Which owner inquiries are increasing by asset, issue type, or payment cycle?

Which records need review before the next payment run?

Configuration and access control are part of the value. Royalty workflows vary by operator, asset complexity, basin, internal controls, and existing systems. The software should support configurable workflows, role-based access, exception handling, document management, audit logs, integrations, and dashboards that reflect how the team actually works.

How Petrofly Supports Royalty Management

Petrofly supports royalty management by helping oil and gas teams connect owner records, division orders, decimal interests, production revenue, suspense, payment tracking, owner statements, and communication history in one workflow. The value is not only faster payment output. It is clearer control over the records behind each payment.
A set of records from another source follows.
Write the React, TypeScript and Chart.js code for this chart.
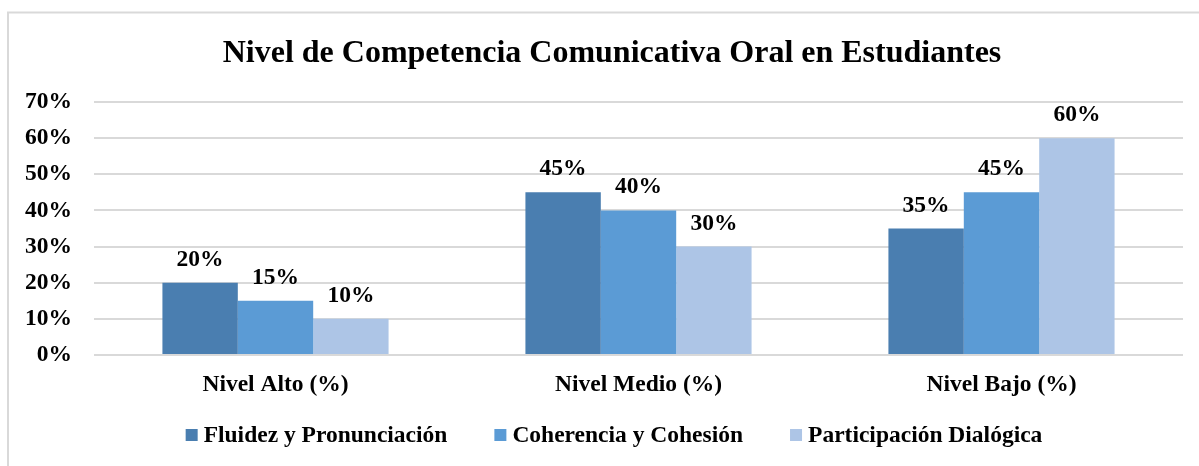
import React, { useEffect, useRef } from "react";
import { Chart, registerables } from "chart.js";
Chart.register(...registerables);

const chartTitle = "Nivel de Competencia Comunicativa Oral en Estudiantes";
const categories = ["Nivel Alto (%)", "Nivel Medio (%)", "Nivel Bajo (%)"];
const seriesNames = ["Fluidez y Pronunciación", "Coherencia y Cohesión", "Participación Dialógica"];
const fluidez = [20, 45, 35];
const coherencia = [15, 40, 45];
const participacion = [10, 30, 60];
const seriesColors = ["#4A7EB0", "#5B9BD5", "#ADC5E6"];
const yMax = 70;
const yStep = 10;

const FONT = '"Liberation Serif", "Times New Roman", serif';
const W = 1199;
const H = 466;

const framePlugin = {
  id: "frame",
  beforeDraw(chart: any) {
    const ctx = chart.ctx;
    ctx.save();
    ctx.fillStyle = "#ffffff";
    ctx.fillRect(0, 0, W, H);
    ctx.strokeStyle = "#d9d9d9";
    ctx.lineWidth = 2;
    ctx.beginPath();
    ctx.moveTo(8, H + 5);
    ctx.lineTo(8, 12.5);
    ctx.lineTo(W + 5, 12.5);
    ctx.stroke();
    ctx.restore();
  },
};

const titlePlugin = {
  id: "customTitle",
  afterDraw(chart: any) {
    const ctx = chart.ctx;
    ctx.save();
    ctx.font = `bold 32px ${FONT}`;
    ctx.fillStyle = "#000";
    ctx.textAlign = "center";
    ctx.textBaseline = "alphabetic";
    ctx.fillText(chartTitle, 612, 62);
    ctx.restore();
  },
};

const labelsPlugin = {
  id: "barLabels",
  afterDatasetsDraw(chart: any) {
    const ctx = chart.ctx;
    ctx.save();
    ctx.font = `bold 23.5px ${FONT}`;
    ctx.fillStyle = "#000";
    ctx.textAlign = "center";
    ctx.textBaseline = "alphabetic";
    chart.data.datasets.forEach((ds: any, i: number) => {
      const meta = chart.getDatasetMeta(i);
      meta.data.forEach((bar: any, j: number) => {
        ctx.fillText(`${ds.data[j]}%`, bar.x, bar.y - 17);
      });
    });
    ctx.restore();
  },
};

const legendPlugin = {
  id: "customLegend",
  afterDraw(chart: any) {
    const ctx = chart.ctx;
    ctx.save();
    ctx.font = `bold 23.5px ${FONT}`;
    const box = 12;
    const gap = 6;
    const itemGap = 47;
    const widths = seriesNames.map((n) => ctx.measureText(n).width);
    const total = widths.reduce((a, b) => a + b, 0) + seriesNames.length * (box + gap) + itemGap * (seriesNames.length - 1);
    let x = 614 - total / 2;
    ctx.textBaseline = "alphabetic";
    ctx.textAlign = "left";
    seriesNames.forEach((n, i) => {
      ctx.fillStyle = seriesColors[i];
      ctx.fillRect(x, 429, box, box);
      ctx.fillStyle = "#000";
      ctx.fillText(n, x + box + gap, 442);
      x += box + gap + widths[i] + itemGap;
    });
    ctx.restore();
  },
};

export default function App() {
  const ref = useRef<HTMLCanvasElement | null>(null);
  useEffect(() => {
    if (!ref.current) return;
    const values = [fluidez, coherencia, participacion];
    const chart = new Chart(ref.current, {
      type: "bar",
      data: {
        labels: categories,
        datasets: seriesNames.map((name, i) => ({
          label: name,
          data: values[i],
          backgroundColor: seriesColors[i],
          borderWidth: 0,
          barPercentage: 1,
          categoryPercentage: 0.623,
        })),
      },
      options: {
        responsive: false,
        animation: false,
        layout: { padding: { top: 102, left: 0, right: 16, bottom: 0 } },
        plugins: {
          legend: { display: false },
          title: { display: false },
          tooltip: { enabled: false },
        },
        scales: {
          x: {
            grid: { display: false, drawTicks: false },
            border: { display: false },
            ticks: {
              color: "#000",
              font: { family: FONT, size: 23.5, weight: "bold" },
              padding: 16,
              maxRotation: 0,
              autoSkip: false,
            },
            afterFit(scale: any) {
              scale.height = H - 355;
            },
          },
          y: {
            min: 0,
            max: yMax,
            grid: { color: "#d9d9d9", lineWidth: 2, drawTicks: false },
            border: { display: false },
            ticks: {
              stepSize: yStep,
              color: "#000",
              font: { family: FONT, size: 23.5, weight: "bold" },
              padding: 22,
              callback: (v: any) => `${v}%`,
            },
            afterFit(scale: any) {
              scale.width = 94;
            },
          },
        },
      },
      plugins: [framePlugin, titlePlugin, labelsPlugin, legendPlugin],
    });
    return () => chart.destroy();
  }, []);
  return (
    <canvas
      ref={ref}
      width={W}
      height={H}
      style={{ position: "absolute", left: 0, top: 0, display: "block" }}
    />
  );
}
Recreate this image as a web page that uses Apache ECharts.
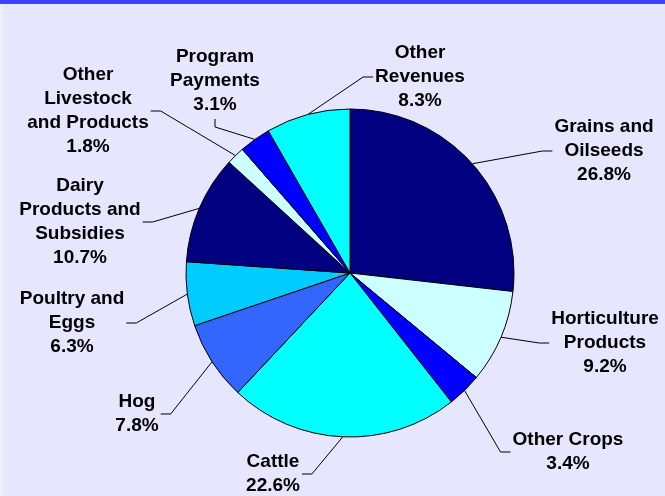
<!DOCTYPE html>
<html>
<head>
<meta charset="utf-8">
<script src="https://cdn.jsdelivr.net/npm/echarts@6/dist/echarts.min.js"></script>
<style>
html, body { margin: 0; padding: 0; background: #e6e6ff; }
#chart { width: 665px; height: 496px; }
</style>
</head>
<body>
<div id="chart"></div>
<script>
// categories (clockwise from 12 o'clock) and their shares, in %
var categories = ['Grains and\nOilseeds', 'Horticulture\nProducts', 'Other Crops', 'Cattle', 'Hog',
    'Poultry and\nEggs', 'Dairy\nProducts and\nSubsidies', 'Other\nLivestock\nand Products',
    'Program\nPayments', 'Other\nRevenues'];
var shares = [26.8, 9.2, 3.4, 22.6, 7.8, 6.3, 10.7, 1.8, 3.1, 8.3];
var colors = ['#000080', '#ccffff', '#0000ff', '#00ffff', '#3366ff',
    '#00ccff', '#000080', '#ccffff', '#0000ff', '#00ffff'];

// where each label block sits, and which side its leader line leaves from
var labelSpots = [
    [604, 151, 'left'], [605, 343, 'left'], [568, 452, 'left'], [273, 474, 'right'], [137, 414, 'right'],
    [72, 323, 'right'], [80, 222, 'right'], [88, 111, 'right'], [215, 81, 'bottom'], [420, 77, 'left']
];

var cx = 350, cy = 273, R = 164;

var total = shares.reduce(function (a, b) { return a + b; }, 0);
function midPoint(i) {
    var before = 0;
    for (var k = 0; k < i; k++) before += shares[k];
    var ang = (before + shares[i] / 2) / total * Math.PI * 2;
    return [cx + R * Math.sin(ang), cy - R * Math.cos(ang)];
}

var myChart = echarts.init(document.getElementById('chart'));
var option = {
    backgroundColor: '#e6e6ff',
    animation: false,
    graphic: [
        { type: 'rect', left: 0, top: 0, shape: { width: 665, height: 4 }, style: { fill: '#4040ff' } },
        { type: 'rect', left: 0, top: 4, shape: { width: 3, height: 492 }, style: { fill: '#efeff8' } }
    ],
    series: [{
        type: 'pie',
        center: [cx, cy],
        radius: R,
        startAngle: 90,
        clockwise: true,
        silent: true,
        itemStyle: { borderColor: '#000', borderWidth: 1 },
        label: {
            show: true,
            position: 'outside',
            color: '#000',
            fontFamily: 'Liberation Sans, Arial, sans-serif',
            fontWeight: 'bold',
            fontSize: 19,
            lineHeight: 24,
            align: 'center',
            formatter: function (p) {
                return p.name + '\n' + p.value.toFixed(1) + '%';
            }
        },
        labelLine: {
            show: true,
            length: 10,
            length2: 10,
            lineStyle: { color: '#000', width: 1 }
        },
        labelLayout: function (params) {
            var i = params.dataIndex;
            var s = labelSpots[i];
            var w = params.labelRect.width, h = params.labelRect.height;
            var p2, p1;
            if (s[2] === 'left') {
                p2 = [s[0] - w / 2 - 2, s[1]];
                p1 = [p2[0] - 10, s[1]];
            } else if (s[2] === 'right') {
                p2 = [s[0] + w / 2 + 2, s[1]];
                p1 = [p2[0] + 10, s[1]];
            } else {
                p2 = [s[0], s[1] + h / 2 + 2];
                p1 = [s[0], p2[1] + 8];
            }
            return {
                x: s[0],
                y: s[1],
                align: 'center',
                verticalAlign: 'middle',
                labelLinePoints: [midPoint(i), p1, p2]
            };
        },
        data: categories.map(function (c, i) {
            return { name: c, value: shares[i], itemStyle: { color: colors[i] } };
        })
    }]
};
myChart.setOption(option, true);
</script>
</body>
</html>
Petrofly can help through five core capabilities:

Owner and division order visibility: Keep owner profiles, DOI records, tax status, signature status, effective dates, documents, and ownership changes easier to review.

Royalty payment traceability: Connect decimal interests, production revenue, deductions, suspense status, payment history, and owner statement detail.

Suspense and reconciliation control: Help teams review payment blockers, aging balances, release requirements, reconciliation history, and unresolved owner issues.

Configurable reporting and workflows: Adapt reports, fields, approval paths, exceptions, dashboards, and role-based views around actual operating needs.

Cloud-based modular adoption with dedicated support: Start with royalty payments, owner relations, division orders, or reconciliation, then expand with Petrofly support for data questions, reporting refinements, and workflow changes.

Without this structure, royalty management depends on manual review, disconnected files, and after-the-fact explanations. With Petrofly, teams can keep payment logic, owner records, suspense status, and statement evidence connected before payments are released.

Royalty management without control is just payment processing; controlled royalty management becomes a stronger foundation for owner trust, cash visibility, and revenue accuracy.

Where Royalty Management Goes Next

Royalty management software is moving from a back-office accounting tool to a platform for managing revenue quality. It connects not only payment results, but also ownership accuracy, production data integrity, allocation logic, suspense resolution, owner trust, and audit readiness. For operating teams, these connected records answer a deeper question: does the company truly understand where its revenue is going?

The future of royalty management will not be defined only by faster statement generation or fewer manual calculations. The more important question is whether companies can maintain clear, stable, and explainable revenue distribution as assets change, ownership structures become more complex, owner expectations rise, and audit requirements increase.

When every payment can be traced, every suspense item has a resolution path, and every owner inquiry can be answered from reliable records, royalty management becomes more than a monthly task. It becomes a controlled operating discipline that protects payment accuracy and owner transparency.